## Exercise requirements
Begin with the first line of the material and write out each line exactly, ending with the line that contains "const yTickValues = [0,5,10,15,20,25];". Pictures are not part of the copy.

## Supplied material
━━━━━━
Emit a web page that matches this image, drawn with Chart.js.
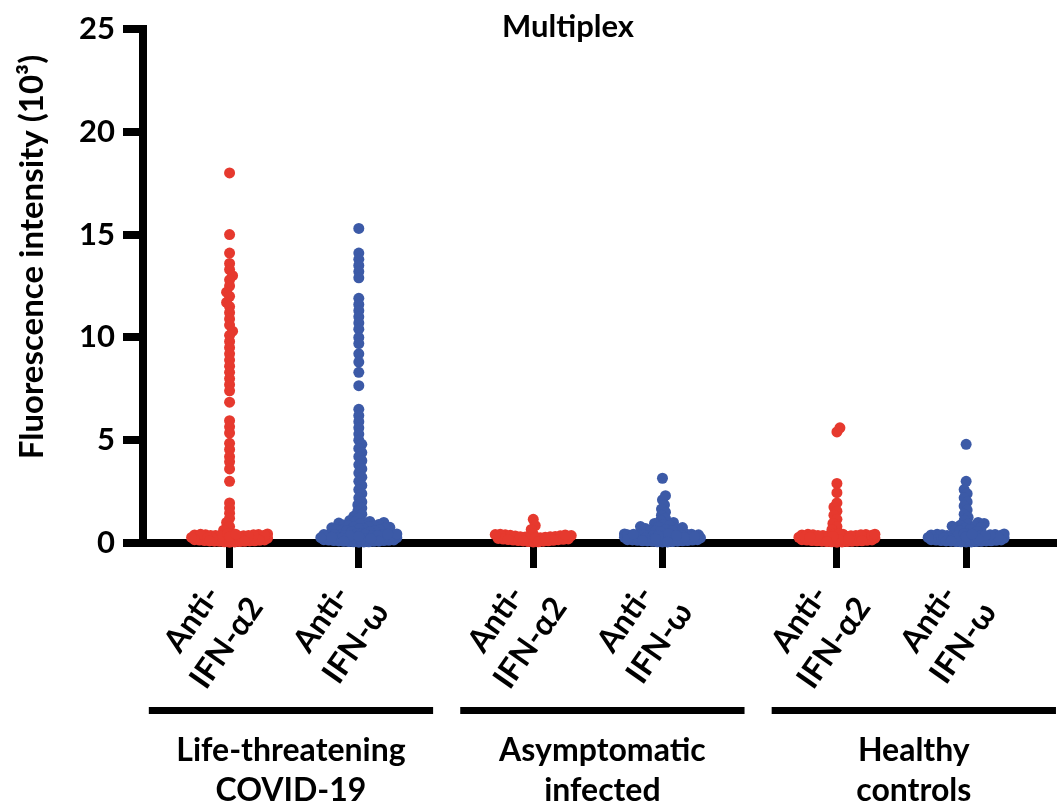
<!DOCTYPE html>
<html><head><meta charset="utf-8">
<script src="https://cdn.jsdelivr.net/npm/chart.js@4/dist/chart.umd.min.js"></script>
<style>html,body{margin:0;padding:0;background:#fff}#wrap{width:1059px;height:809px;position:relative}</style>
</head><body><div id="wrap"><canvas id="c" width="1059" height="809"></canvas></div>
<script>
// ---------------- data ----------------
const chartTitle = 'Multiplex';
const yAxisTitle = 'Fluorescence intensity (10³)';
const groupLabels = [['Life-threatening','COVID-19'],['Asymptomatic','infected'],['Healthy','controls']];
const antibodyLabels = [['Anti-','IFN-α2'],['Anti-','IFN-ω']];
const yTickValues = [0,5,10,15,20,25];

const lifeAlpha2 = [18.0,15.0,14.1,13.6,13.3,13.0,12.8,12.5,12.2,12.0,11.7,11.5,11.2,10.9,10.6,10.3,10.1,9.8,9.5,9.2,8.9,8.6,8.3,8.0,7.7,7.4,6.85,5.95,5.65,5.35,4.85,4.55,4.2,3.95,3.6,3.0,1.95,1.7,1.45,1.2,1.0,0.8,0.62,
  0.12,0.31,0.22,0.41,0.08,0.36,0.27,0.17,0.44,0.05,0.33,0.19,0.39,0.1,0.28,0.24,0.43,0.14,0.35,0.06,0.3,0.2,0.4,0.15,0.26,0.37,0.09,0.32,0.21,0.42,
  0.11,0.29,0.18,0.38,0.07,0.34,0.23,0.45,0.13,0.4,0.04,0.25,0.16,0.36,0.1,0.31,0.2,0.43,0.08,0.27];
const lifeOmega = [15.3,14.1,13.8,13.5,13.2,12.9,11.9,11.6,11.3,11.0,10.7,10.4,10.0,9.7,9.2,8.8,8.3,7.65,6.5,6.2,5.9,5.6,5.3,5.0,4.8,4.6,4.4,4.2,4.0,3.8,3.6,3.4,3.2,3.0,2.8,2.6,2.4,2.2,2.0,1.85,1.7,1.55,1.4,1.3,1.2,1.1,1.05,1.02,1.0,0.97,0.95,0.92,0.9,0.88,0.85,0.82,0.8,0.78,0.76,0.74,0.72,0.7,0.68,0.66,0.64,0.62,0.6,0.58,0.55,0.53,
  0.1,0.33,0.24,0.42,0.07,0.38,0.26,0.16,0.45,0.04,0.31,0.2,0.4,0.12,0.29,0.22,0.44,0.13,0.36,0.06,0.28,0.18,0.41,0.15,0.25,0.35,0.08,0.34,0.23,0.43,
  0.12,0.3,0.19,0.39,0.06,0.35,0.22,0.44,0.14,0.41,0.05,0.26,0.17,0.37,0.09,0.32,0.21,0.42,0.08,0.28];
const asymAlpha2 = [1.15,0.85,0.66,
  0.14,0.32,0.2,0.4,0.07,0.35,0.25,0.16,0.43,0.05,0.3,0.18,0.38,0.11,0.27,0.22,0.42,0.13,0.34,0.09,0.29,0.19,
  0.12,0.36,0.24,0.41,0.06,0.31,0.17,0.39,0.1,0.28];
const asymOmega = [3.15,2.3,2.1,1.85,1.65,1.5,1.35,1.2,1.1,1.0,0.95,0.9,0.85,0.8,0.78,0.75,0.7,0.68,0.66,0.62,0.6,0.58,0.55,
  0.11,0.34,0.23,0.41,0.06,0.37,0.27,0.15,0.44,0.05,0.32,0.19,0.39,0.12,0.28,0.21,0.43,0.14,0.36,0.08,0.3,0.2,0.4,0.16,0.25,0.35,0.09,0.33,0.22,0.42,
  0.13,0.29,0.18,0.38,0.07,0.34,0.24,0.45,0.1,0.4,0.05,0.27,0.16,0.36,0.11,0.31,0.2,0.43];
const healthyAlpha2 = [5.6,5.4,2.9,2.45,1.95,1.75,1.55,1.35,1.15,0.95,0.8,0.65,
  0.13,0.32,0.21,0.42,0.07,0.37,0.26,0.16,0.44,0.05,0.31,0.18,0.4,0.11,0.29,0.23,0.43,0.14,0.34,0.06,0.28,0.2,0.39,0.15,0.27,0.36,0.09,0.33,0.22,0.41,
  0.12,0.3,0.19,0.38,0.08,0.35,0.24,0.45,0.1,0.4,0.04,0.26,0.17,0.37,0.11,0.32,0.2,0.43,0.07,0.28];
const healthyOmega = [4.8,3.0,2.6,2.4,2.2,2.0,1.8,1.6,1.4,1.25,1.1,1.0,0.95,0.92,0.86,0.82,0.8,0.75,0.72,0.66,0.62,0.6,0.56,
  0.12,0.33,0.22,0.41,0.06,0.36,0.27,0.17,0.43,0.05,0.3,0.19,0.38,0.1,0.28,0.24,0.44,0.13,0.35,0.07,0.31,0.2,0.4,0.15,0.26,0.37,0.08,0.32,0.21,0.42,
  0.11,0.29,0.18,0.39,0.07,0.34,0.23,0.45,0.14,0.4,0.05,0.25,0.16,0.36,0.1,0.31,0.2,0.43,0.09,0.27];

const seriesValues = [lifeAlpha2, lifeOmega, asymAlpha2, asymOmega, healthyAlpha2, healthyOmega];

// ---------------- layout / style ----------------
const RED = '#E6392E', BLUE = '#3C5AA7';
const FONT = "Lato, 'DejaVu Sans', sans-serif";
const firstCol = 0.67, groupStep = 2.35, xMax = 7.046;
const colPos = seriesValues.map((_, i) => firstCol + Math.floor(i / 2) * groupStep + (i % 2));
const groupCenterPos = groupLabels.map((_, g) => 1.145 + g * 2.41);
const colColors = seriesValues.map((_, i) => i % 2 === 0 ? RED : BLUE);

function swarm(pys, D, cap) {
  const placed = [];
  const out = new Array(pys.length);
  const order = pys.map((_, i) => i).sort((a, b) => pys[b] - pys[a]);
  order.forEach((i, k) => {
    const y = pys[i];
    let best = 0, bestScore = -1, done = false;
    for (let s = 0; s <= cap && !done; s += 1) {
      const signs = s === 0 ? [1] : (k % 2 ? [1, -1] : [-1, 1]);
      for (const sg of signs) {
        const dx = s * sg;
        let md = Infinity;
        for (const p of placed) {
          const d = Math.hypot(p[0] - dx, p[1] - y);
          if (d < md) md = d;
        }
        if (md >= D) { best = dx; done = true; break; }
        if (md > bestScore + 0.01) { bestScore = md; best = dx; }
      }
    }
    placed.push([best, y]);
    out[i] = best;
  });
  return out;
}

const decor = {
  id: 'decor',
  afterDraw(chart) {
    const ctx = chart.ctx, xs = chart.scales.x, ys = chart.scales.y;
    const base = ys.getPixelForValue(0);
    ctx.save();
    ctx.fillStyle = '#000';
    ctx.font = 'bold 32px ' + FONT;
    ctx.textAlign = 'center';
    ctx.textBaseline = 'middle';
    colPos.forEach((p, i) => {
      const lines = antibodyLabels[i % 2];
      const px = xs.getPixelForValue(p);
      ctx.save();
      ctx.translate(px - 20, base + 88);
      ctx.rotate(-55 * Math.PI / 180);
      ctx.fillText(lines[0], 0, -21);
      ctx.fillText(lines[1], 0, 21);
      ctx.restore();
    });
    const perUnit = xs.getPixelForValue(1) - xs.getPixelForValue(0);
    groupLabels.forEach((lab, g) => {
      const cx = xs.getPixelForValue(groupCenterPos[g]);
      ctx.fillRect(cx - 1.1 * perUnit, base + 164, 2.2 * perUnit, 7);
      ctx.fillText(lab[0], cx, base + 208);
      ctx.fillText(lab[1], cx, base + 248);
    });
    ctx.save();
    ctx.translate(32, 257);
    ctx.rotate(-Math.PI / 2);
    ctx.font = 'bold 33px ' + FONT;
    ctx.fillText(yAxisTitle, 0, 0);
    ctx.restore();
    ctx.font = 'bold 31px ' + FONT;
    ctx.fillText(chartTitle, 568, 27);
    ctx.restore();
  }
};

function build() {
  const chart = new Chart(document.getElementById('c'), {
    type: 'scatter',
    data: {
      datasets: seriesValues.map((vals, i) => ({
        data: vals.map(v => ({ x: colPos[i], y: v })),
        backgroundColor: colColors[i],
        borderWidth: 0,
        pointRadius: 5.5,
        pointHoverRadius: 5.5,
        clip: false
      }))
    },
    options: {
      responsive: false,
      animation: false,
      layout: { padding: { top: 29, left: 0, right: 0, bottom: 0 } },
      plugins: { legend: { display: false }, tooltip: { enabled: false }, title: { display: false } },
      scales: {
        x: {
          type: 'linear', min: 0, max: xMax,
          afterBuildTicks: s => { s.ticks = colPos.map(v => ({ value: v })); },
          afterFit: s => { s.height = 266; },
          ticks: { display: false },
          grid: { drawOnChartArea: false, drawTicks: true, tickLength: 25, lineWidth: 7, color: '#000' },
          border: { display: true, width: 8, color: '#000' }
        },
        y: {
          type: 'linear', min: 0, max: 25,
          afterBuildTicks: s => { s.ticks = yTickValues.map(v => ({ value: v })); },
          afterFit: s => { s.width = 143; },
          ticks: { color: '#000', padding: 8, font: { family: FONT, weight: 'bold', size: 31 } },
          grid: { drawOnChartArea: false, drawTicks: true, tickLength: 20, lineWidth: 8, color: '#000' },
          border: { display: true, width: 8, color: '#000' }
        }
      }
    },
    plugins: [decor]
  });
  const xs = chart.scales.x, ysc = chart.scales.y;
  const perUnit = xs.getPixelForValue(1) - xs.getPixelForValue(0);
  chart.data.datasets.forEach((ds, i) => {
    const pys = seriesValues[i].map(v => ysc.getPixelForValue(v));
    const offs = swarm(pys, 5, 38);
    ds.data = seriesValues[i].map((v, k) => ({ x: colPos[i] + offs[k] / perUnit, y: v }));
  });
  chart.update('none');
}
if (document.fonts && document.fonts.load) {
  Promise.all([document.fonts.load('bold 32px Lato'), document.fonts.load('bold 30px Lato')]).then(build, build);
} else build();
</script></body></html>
━━━━━━
## The completed task
Emit a web page that matches this image, drawn with Chart.js.
<!DOCTYPE html>
<html><head><meta charset="utf-8">
<script src="https://cdn.jsdelivr.net/npm/chart.js@4/dist/chart.umd.min.js"></script>
<style>html,body{margin:0;padding:0;background:#fff}#wrap{width:1059px;height:809px;position:relative}</style>
</head><body><div id="wrap"><canvas id="c" width="1059" height="809"></canvas></div>
<script>
// ---------------- data ----------------
const chartTitle = 'Multiplex';
const yAxisTitle = 'Fluorescence intensity (10³)';
const groupLabels = [['Life-threatening','COVID-19'],['Asymptomatic','infected'],['Healthy','controls']];
const antibodyLabels = [['Anti-','IFN-α2'],['Anti-','IFN-ω']];
const yTickValues = [0,5,10,15,20,25];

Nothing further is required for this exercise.